In this paper, we analyze the result in terms of following research questions (RQ):

  • RQ1: Does the MEDAE outperform state-of-the-art CF methods in terms of prediction accuracy?

    The MAE and RMSE outlined in Table 2 reveals that the MEDAE model obtained the lowest MAE and RMSE value; hence our model outperformed the baselines on all datasets. This is because MEDAE incorporates metadata of users such as age, gender, and occupation to learn more features for obtaining the interaction of user-items. Whereas Autorec, RBM, Deeprec, and CDAE have not considered any auxiliary information. Compared to the AutoRec, RBM, and Deeprec baseline approaches, MEDAE has a 12.26%, 9.23%, and 4.93% improvement of RMSE value respectively on ML-100 K. Whereas our model improves RMSE of 9.03%, 4.13%, and 3.83% compared to AutoRec, RBM on ML-1 M. Compared to the other baseline recommendation approach, MEDAE obtained better outcomes.

  • RQ2: Is the depth of the model architecture affects the performance of the model?

    To justify the impact of the model architecture on the performance of the model, we conduct the experiment by considering different architectures as shown in Table 5 of the MEDAE model. We found that adding more layers will not help for both small-big-small (SBS) and big-small-big (BSB) shape rather the model gets over-fitted. Therefore, in our experiment, we consider SBS (3) because it produces fewer parameters to train a model and can mitigate over-fitting.

  • RQ3: How does the activation function affects MEDAE?

    Similarly, to the impact of activation function on MEDAE, we conducted the experiment by considering different activation functions and the result as shown in Table 6 It is noticed that the MEDAE model obtains better results for a combination of SELU + ELU activation functions at the same time the default rating is set to average.

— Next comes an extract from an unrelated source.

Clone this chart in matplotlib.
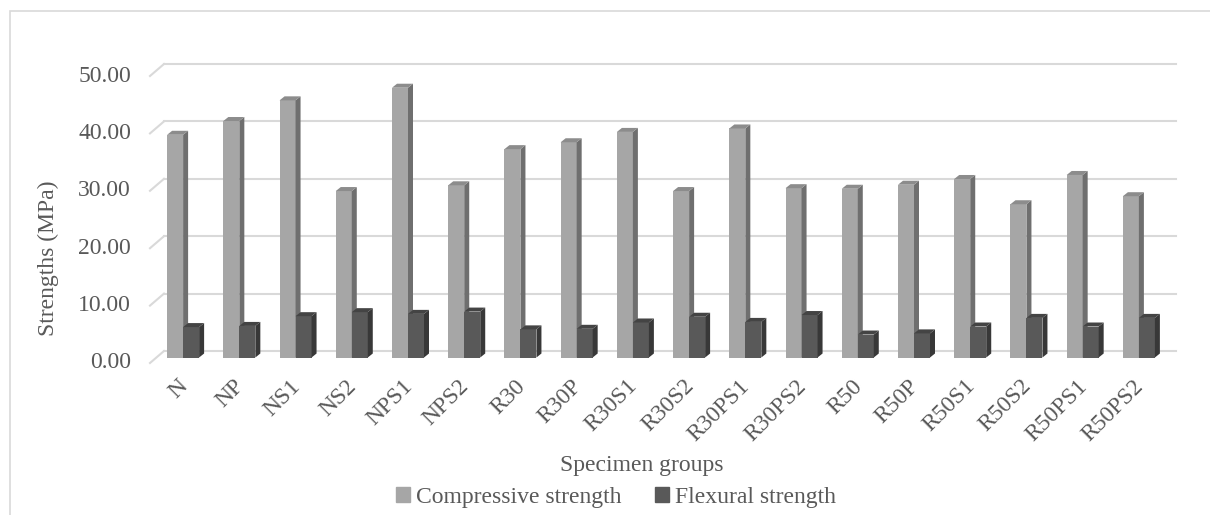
import matplotlib
matplotlib.use("Agg")
import matplotlib.pyplot as plt
from matplotlib.patches import Polygon, Rectangle
from matplotlib.lines import Line2D

categories = ["N", "NP", "NS1", "NS2", "NPS1", "NPS2", "R30", "R30P", "R30S1",
              "R30S2", "R30PS1", "R30PS2", "R50", "R50P", "R50S1", "R50S2",
              "R50PS1", "R50PS2"]
compressive = [38.8, 41.2, 44.8, 29.0, 47.0, 30.0, 36.3, 37.5, 39.3,
               29.0, 39.9, 29.5, 29.4, 30.1, 31.1, 26.7, 31.8, 28.1]
flexural = [5.3, 5.5, 7.2, 7.9, 7.6, 8.0, 4.9, 5.0, 6.1,
            7.1, 6.2, 7.4, 4.0, 4.2, 5.4, 6.9, 5.4, 6.9]
y_ticks = [0, 10, 20, 30, 40, 50]
series_names = ["Compressive strength", "Flexural strength"]
x_title = "Specimen groups"
y_title = "Strengths (MPa)"

W, H, DPI = 1210, 515, 100
fig = plt.figure(figsize=(W / DPI, H / DPI), dpi=DPI)
plt.rcParams['font.family'] = ['Liberation Serif', 'DejaVu Serif']
TXT = "#595959"
GRID = "#d9d9d9"

# chart frame
fig.patches.append(Rectangle((10 / W, -0.1), 1.2, (H - 11) / H + 0.1,
                             transform=fig.transFigure, fill=False,
                             edgecolor=GRID, lw=1.2))

# axes = mid-depth plane of the bars
ax_l, ax_r = 157, 1169
ax_b, ax_t = 357.5, 70.5
ax = fig.add_axes([ax_l / W, (H - ax_b) / H, (ax_r - ax_l) / W, (ax_b - ax_t) / H])
n = len(categories)
ax.set_xlim(-0.5, n - 0.5)
ax.set_ylim(0, 50)
ax.axis("off")

DX = n / (ax_r - ax_l)      # data units per pixel (x)
DY = 50 / (ax_b - ax_t)     # data units per pixel (y)

# back-wall gridlines plus slanted connectors
for v in y_ticks:
    ax.add_line(Line2D([-0.5 + 7 * DX, n - 0.5 + 7 * DX], [v + 6.5 * DY, v + 6.5 * DY],
                       color=GRID, lw=1.5, clip_on=False, zorder=1))
    ax.add_line(Line2D([-0.5 - 7 * DX, -0.5 + 7 * DX], [v - 5.5 * DY, v + 6.5 * DY],
                       color=GRID, lw=1.5, clip_on=False, zorder=1))
    ax.text(-0.5 - 26 * DX, v - 5.5 * DY, f"{v:.2f}", ha="right", va="center",
            fontsize=17, color=TXT, clip_on=False)

bw = 16 * DX
xs = list(range(n))
styles = [
    dict(front="#a6a6a6", side="#6f6f6f", top="#8c8c8c"),
    dict(front="#595959", side="#383838", top="#444444"),
]
offsets = [-18 * DX, -2 * DX]
ddx, ddy = 5 * DX, 4 * DY
for vals, st, off in zip([compressive, flexural], styles, offsets):
    bars = ax.bar([x + off for x in xs], vals, width=bw, align="edge",
                  color=st["front"], lw=0, zorder=3, clip_on=False)
    for b in bars:
        x0, x1, h = b.get_x(), b.get_x() + b.get_width(), b.get_height()
        ax.add_patch(Polygon([(x1, 0), (x1, h), (x1 + ddx, h + ddy), (x1 + ddx, ddy)],
                             closed=True, facecolor=st["side"], lw=0, zorder=3,
                             clip_on=False))
        ax.add_patch(Polygon([(x0, h), (x1, h), (x1 + ddx, h + ddy), (x0 + ddx, h + ddy)],
                             closed=True, facecolor=st["top"], lw=0, zorder=3,
                             clip_on=False))

# category labels
for x, lab in zip(xs, categories):
    ax.text(x - 8 * DX, -18 * DY, lab, rotation=45, rotation_mode="anchor",
            ha="right", va="top", fontsize=17, color=TXT, clip_on=False)

# axis titles
fig.text(48 / W, 1 - 258 / H, y_title, rotation=90, ha="center", va="center",
         fontsize=17, color=TXT)
fig.text(642 / W, 1 - 466 / H, x_title, ha="center", va="center",
         fontsize=17, color=TXT)

# legend
handles = [Rectangle((0, 0), 1, 1, color=st["front"]) for st in styles]
leg = fig.legend(handles, series_names, loc="center", bbox_to_anchor=(616 / W, 1 - 497 / H),
                 ncol=2, frameon=False, fontsize=17, handlelength=0.6, handleheight=0.6,
                 handletextpad=0.25, columnspacing=1.4, borderpad=0, borderaxespad=0)
for t in leg.get_texts():
    t.set_color(TXT)

fig.savefig("out.png", dpi=DPI)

Table 5 Comparison of MEDAE with different architectures
Table 6 Comparison of MEDAE with different architectures

6 Conclusion and future work

In this paper, we propose a metadata embedding into deep Auto Encoder (MEDAE) architecture to enhance the prediction task of collaborative filtering. Specifically, we designed different architecture that is SBS and BSB with different depth such 3 and 5 of MEDAE. At the same time, we consider average rating as default rating along with ELU and SELU activation function. The MEDAE receives an aggregate feature of item, user and metadata of user and obtain the rating prediction task of a collaborative filtering-based recommender system. To know the effectiveness of the MEDAE model we conduct several experiments on Movielens datasets and observed that the MEDAE model with SBS (3) structure and SELU + ELU activation function outperforms the baselines at least 4%.

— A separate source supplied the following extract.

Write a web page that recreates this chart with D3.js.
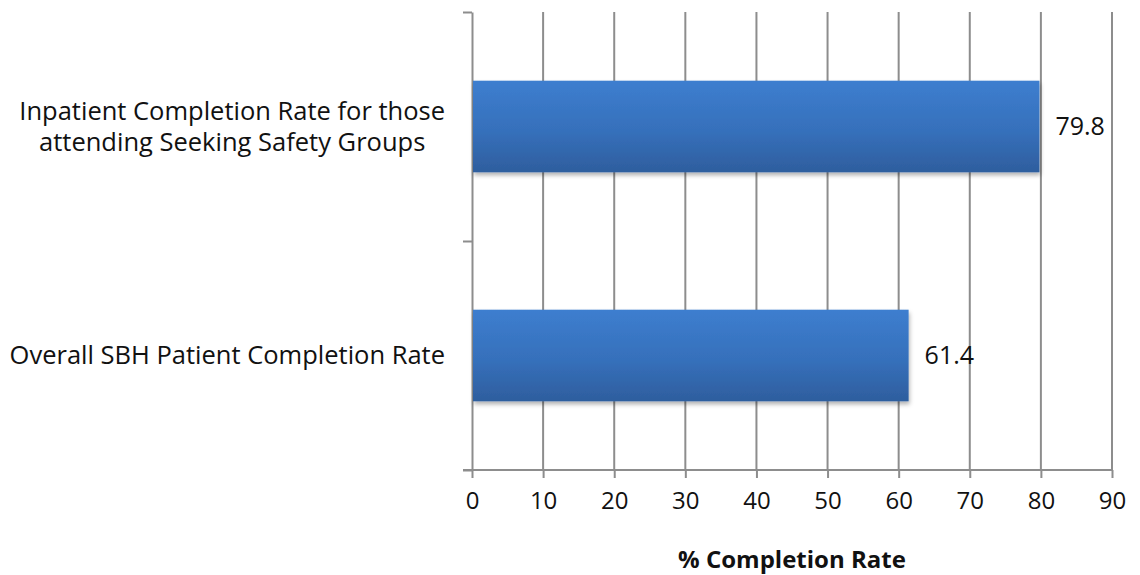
<!DOCTYPE html>
<html>
<head>
<meta charset="utf-8">
<script src="https://cdn.jsdelivr.net/npm/d3@7"></script>
<style>
  html, body { margin: 0; padding: 0; background: #fff; }
  svg { display: block; font-family: "Open Sans", sans-serif; }
</style>
</head>
<body>
<svg id="chart" width="1140" height="575"></svg>
<script>
const categories = [
  ["Inpatient Completion Rate for those", "attending Seeking Safety Groups"],
  ["Overall SBH Patient Completion Rate"]
];
const categoryKeys = ["inpatient", "overall"];
const values = [79.8, 61.4];
const valueLabels = ["79.8", "61.4"];
const xTicks = [0, 10, 20, 30, 40, 50, 60, 70, 80, 90];
const xTitle = "% Completion Rate";

(function () {
const svg = d3.select("#chart");
const mLeft = 472, mRight = 1112, mTop = 12, mBottom = 470;
const gridColor = "#8d8d8d";

const x = d3.scaleLinear().domain([0, 90]).range([mLeft, mRight]);
const y = d3.scaleBand().domain(categoryKeys).range([mTop, mBottom])
  .paddingInner(0.6).paddingOuter(0.3);
const yEdges = d3.scaleLinear().domain([0, categoryKeys.length]).range([mTop, mBottom]);

const defs = svg.append("defs");
const grad = defs.append("linearGradient").attr("id", "barGrad")
  .attr("x1", 0).attr("y1", 0).attr("x2", 0).attr("y2", 1);
grad.append("stop").attr("offset", "0%").attr("stop-color", "#3d7ecf");
grad.append("stop").attr("offset", "55%").attr("stop-color", "#3670bb");
grad.append("stop").attr("offset", "100%").attr("stop-color", "#2e5e9e");
const filt = defs.append("filter").attr("id", "shadow")
  .attr("x", "-5%").attr("y", "-10%").attr("width", "110%").attr("height", "130%");
filt.append("feDropShadow").attr("dx", 1).attr("dy", 3).attr("stdDeviation", 2)
  .attr("flood-color", "#000").attr("flood-opacity", 0.3);

// gridlines
svg.append("g").selectAll("line").data(xTicks.slice(1)).join("line")
  .attr("x1", d => x(d)).attr("x2", d => x(d))
  .attr("y1", mTop).attr("y2", mBottom)
  .attr("stroke", gridColor).attr("stroke-width", 2);

// x axis
const xAxis = svg.append("g").attr("transform", `translate(0,${mBottom})`)
  .call(d3.axisBottom(x).tickValues(xTicks).tickSize(8).tickSizeOuter(0).tickPadding(14));
xAxis.select(".domain").remove();
xAxis.selectAll(".tick line").attr("stroke", gridColor).attr("stroke-width", 2);
xAxis.selectAll(".tick text").attr("font-size", 24).attr("fill", "#111")
  .attr("font-family", "'Open Sans', sans-serif");
svg.append("line").attr("x1", mLeft - 9).attr("x2", mRight)
  .attr("y1", mBottom).attr("y2", mBottom).attr("stroke", gridColor).attr("stroke-width", 2);

// y axis
const yAxis = svg.append("g").attr("transform", `translate(${mLeft},0)`)
  .call(d3.axisLeft(yEdges).ticks(categoryKeys.length).tickSize(9).tickSizeOuter(0).tickFormat(""));
yAxis.select(".domain").attr("stroke", gridColor).attr("stroke-width", 2);
yAxis.selectAll(".tick line").attr("stroke", gridColor).attr("stroke-width", 2);

// bars
svg.append("g").selectAll("rect").data(values).join("rect")
  .attr("x", x(0) + 1)
  .attr("y", (d, i) => y(categoryKeys[i]))
  .attr("width", d => x(d) - x(0) - 1)
  .attr("height", y.bandwidth())
  .attr("fill", "url(#barGrad)")
  .attr("filter", "url(#shadow)");

// value labels
svg.append("g").selectAll("text").data(values).join("text")
  .attr("x", d => x(d) + 16)
  .attr("y", (d, i) => y(categoryKeys[i]) + y.bandwidth() / 2)
  .attr("dy", "0.35em")
  .attr("font-size", 25).attr("fill", "#111")
  .text((d, i) => valueLabels[i]);

// category labels
const labelRight = 445, lineH = 31;
categories.forEach((lines, i) => {
  const cy = y(categoryKeys[i]) + y.bandwidth() / 2;
  const t = svg.append("text").attr("font-size", 25.5).attr("fill", "#111")
    .attr("text-anchor", "middle");
  lines.forEach((ln, j) => {
    t.append("tspan").attr("x", 0)
      .attr("y", cy + (j - (lines.length - 1) / 2) * lineH)
      .attr("dy", "0.35em").text(ln);
  });
  let maxW = 0;
  t.selectAll("tspan").each(function() { maxW = Math.max(maxW, this.getComputedTextLength()); });
  t.selectAll("tspan").attr("x", labelRight - maxW / 2);
});

// x title
svg.append("text").attr("x", (mLeft + mRight) / 2).attr("y", 560).attr("dy", "0.35em")
  .attr("text-anchor", "middle").attr("font-size", 24).attr("font-weight", "bold")
  .attr("fill", "#111").text(xTitle);
})();
</script>
</body>
</html>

Further, we will be extended the model by considering other auxiliary information such as knowledge base and temporal information. This information gains more attention in user's preference and makes better personalization. Similarly, we only considered the historical rating information along with the metadata of the user. Whereas we do not consider the short and long-term preferences of users. Therefore, this model can be extended by embedding the contextual state of long and short-term preference is another domain to enhance the personalization of the recommender system.